* PROBLEM TO WORK ON: Begin at the first line of the data and copy each line through the one containing "-20], [20, 9]];", that line included, with no pictures.

* DATASET EXTRACT:

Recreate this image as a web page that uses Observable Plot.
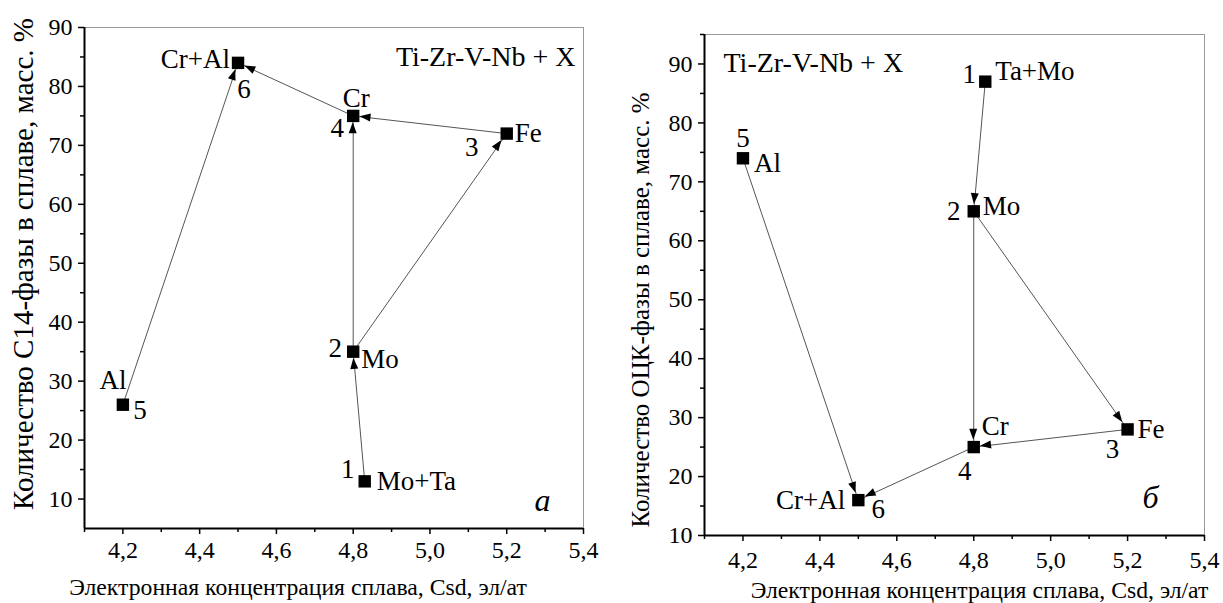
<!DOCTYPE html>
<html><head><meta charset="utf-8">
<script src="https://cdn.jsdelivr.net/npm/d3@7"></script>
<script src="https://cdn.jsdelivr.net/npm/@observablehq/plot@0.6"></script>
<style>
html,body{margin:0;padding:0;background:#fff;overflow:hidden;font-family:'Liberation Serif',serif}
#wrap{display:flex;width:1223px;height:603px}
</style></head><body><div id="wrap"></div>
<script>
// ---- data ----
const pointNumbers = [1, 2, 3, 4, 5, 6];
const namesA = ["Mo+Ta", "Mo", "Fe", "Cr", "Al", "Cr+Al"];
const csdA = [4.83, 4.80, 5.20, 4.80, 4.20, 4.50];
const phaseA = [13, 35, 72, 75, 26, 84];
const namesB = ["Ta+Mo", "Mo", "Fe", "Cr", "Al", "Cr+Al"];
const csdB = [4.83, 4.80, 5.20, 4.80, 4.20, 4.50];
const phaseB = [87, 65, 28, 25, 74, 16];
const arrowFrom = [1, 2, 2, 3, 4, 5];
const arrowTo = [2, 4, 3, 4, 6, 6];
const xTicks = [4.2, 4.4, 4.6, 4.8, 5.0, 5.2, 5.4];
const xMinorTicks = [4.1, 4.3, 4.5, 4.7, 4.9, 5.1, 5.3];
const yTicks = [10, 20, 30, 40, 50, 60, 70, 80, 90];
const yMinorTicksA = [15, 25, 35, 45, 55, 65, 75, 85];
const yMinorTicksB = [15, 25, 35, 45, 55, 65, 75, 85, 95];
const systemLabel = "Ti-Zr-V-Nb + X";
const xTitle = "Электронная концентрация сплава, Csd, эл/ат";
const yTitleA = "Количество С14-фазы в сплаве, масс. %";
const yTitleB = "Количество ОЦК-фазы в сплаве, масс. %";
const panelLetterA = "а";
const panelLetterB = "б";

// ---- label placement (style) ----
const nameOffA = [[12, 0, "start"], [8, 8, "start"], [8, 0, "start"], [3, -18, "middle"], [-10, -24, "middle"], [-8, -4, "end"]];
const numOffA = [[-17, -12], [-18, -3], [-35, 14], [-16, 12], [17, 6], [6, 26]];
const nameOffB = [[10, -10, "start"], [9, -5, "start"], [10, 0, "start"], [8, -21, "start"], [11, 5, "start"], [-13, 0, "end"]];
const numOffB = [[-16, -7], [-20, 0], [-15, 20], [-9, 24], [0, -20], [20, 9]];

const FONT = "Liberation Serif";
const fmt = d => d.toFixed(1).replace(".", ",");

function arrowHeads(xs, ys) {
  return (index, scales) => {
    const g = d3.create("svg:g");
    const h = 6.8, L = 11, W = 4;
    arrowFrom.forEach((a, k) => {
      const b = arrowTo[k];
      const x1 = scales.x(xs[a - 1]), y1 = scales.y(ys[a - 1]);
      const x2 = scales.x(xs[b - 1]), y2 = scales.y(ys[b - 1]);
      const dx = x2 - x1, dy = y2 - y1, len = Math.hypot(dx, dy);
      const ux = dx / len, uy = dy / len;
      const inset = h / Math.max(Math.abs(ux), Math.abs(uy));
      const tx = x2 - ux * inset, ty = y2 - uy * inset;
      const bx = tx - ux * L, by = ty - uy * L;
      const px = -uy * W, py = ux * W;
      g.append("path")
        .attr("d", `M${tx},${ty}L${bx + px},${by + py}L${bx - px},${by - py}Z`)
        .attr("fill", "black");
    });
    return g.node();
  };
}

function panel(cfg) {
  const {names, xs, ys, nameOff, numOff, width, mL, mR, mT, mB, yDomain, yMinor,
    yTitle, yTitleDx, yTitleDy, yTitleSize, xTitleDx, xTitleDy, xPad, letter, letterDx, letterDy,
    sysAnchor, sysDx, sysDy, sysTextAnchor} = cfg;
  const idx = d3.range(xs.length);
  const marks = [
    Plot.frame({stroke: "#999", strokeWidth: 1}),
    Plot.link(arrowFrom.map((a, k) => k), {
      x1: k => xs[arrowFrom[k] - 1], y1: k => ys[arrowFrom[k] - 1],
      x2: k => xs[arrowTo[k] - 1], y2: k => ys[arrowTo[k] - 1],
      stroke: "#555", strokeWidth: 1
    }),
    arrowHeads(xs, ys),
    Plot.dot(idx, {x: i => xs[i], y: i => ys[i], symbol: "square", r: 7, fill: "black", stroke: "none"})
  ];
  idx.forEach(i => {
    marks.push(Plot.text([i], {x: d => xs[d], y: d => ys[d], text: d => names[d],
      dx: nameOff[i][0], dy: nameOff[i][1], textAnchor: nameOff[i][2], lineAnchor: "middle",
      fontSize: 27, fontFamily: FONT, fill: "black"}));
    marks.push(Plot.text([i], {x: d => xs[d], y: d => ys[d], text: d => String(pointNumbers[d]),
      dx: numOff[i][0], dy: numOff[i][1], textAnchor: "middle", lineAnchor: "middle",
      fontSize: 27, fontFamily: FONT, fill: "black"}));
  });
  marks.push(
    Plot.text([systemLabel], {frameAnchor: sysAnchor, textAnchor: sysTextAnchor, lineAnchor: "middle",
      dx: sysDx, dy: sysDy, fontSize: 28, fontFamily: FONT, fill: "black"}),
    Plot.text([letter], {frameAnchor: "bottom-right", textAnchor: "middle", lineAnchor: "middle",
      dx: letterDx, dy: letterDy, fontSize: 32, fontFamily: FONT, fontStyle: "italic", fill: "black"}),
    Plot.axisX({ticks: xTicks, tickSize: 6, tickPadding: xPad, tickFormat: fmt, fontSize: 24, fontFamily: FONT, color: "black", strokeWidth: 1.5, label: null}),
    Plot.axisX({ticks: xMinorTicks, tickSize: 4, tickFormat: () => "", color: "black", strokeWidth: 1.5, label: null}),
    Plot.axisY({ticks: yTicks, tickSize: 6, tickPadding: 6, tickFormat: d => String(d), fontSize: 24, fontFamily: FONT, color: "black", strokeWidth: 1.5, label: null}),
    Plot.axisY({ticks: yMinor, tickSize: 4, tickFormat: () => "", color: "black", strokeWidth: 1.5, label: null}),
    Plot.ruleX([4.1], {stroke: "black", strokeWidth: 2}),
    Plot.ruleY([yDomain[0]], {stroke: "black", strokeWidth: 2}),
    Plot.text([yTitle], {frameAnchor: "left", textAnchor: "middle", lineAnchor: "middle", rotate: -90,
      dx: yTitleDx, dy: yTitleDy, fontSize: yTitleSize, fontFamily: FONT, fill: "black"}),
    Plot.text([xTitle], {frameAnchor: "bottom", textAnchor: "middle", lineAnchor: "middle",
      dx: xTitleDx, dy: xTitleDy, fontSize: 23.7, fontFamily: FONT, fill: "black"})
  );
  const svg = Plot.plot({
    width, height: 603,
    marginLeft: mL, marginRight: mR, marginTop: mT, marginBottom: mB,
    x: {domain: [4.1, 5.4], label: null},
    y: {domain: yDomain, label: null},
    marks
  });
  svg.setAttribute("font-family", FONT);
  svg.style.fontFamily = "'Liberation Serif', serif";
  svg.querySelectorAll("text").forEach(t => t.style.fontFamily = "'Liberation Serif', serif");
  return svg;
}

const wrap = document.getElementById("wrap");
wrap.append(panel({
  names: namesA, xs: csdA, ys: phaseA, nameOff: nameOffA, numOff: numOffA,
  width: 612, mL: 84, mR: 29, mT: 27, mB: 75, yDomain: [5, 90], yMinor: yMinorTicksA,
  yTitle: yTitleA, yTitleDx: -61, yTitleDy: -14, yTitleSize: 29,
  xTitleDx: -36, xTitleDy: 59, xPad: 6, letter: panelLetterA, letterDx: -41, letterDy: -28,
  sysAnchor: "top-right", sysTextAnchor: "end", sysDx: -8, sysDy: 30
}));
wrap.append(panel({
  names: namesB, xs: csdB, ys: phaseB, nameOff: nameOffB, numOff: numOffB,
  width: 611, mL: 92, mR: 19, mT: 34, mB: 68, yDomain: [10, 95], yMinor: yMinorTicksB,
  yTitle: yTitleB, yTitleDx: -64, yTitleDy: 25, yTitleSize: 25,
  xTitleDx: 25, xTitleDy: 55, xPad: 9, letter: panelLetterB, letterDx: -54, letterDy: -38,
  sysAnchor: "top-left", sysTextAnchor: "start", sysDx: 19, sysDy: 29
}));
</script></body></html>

* SOLUTION FOR THIS TASK:
Recreate this image as a web page that uses Observable Plot.
<!DOCTYPE html>
<html><head><meta charset="utf-8">
<script src="https://cdn.jsdelivr.net/npm/d3@7"></script>
<script src="https://cdn.jsdelivr.net/npm/@observablehq/plot@0.6"></script>
<style>
html,body{margin:0;padding:0;background:#fff;overflow:hidden;font-family:'Liberation Serif',serif}
#wrap{display:flex;width:1223px;height:603px}
</style></head><body><div id="wrap"></div>
<script>
// ---- data ----
const pointNumbers = [1, 2, 3, 4, 5, 6];
const namesA = ["Mo+Ta", "Mo", "Fe", "Cr", "Al", "Cr+Al"];
const csdA = [4.83, 4.80, 5.20, 4.80, 4.20, 4.50];
const phaseA = [13, 35, 72, 75, 26, 84];
const namesB = ["Ta+Mo", "Mo", "Fe", "Cr", "Al", "Cr+Al"];
const csdB = [4.83, 4.80, 5.20, 4.80, 4.20, 4.50];
const phaseB = [87, 65, 28, 25, 74, 16];
const arrowFrom = [1, 2, 2, 3, 4, 5];
const arrowTo = [2, 4, 3, 4, 6, 6];
const xTicks = [4.2, 4.4, 4.6, 4.8, 5.0, 5.2, 5.4];
const xMinorTicks = [4.1, 4.3, 4.5, 4.7, 4.9, 5.1, 5.3];
const yTicks = [10, 20, 30, 40, 50, 60, 70, 80, 90];
const yMinorTicksA = [15, 25, 35, 45, 55, 65, 75, 85];
const yMinorTicksB = [15, 25, 35, 45, 55, 65, 75, 85, 95];
const systemLabel = "Ti-Zr-V-Nb + X";
const xTitle = "Электронная концентрация сплава, Csd, эл/ат";
const yTitleA = "Количество С14-фазы в сплаве, масс. %";
const yTitleB = "Количество ОЦК-фазы в сплаве, масс. %";
const panelLetterA = "а";
const panelLetterB = "б";

// ---- label placement (style) ----
const nameOffA = [[12, 0, "start"], [8, 8, "start"], [8, 0, "start"], [3, -18, "middle"], [-10, -24, "middle"], [-8, -4, "end"]];
const numOffA = [[-17, -12], [-18, -3], [-35, 14], [-16, 12], [17, 6], [6, 26]];
const nameOffB = [[10, -10, "start"], [9, -5, "start"], [10, 0, "start"], [8, -21, "start"], [11, 5, "start"], [-13, 0, "end"]];
const numOffB = [[-16, -7], [-20, 0], [-15, 20], [-9, 24], [0, -20], [20, 9]];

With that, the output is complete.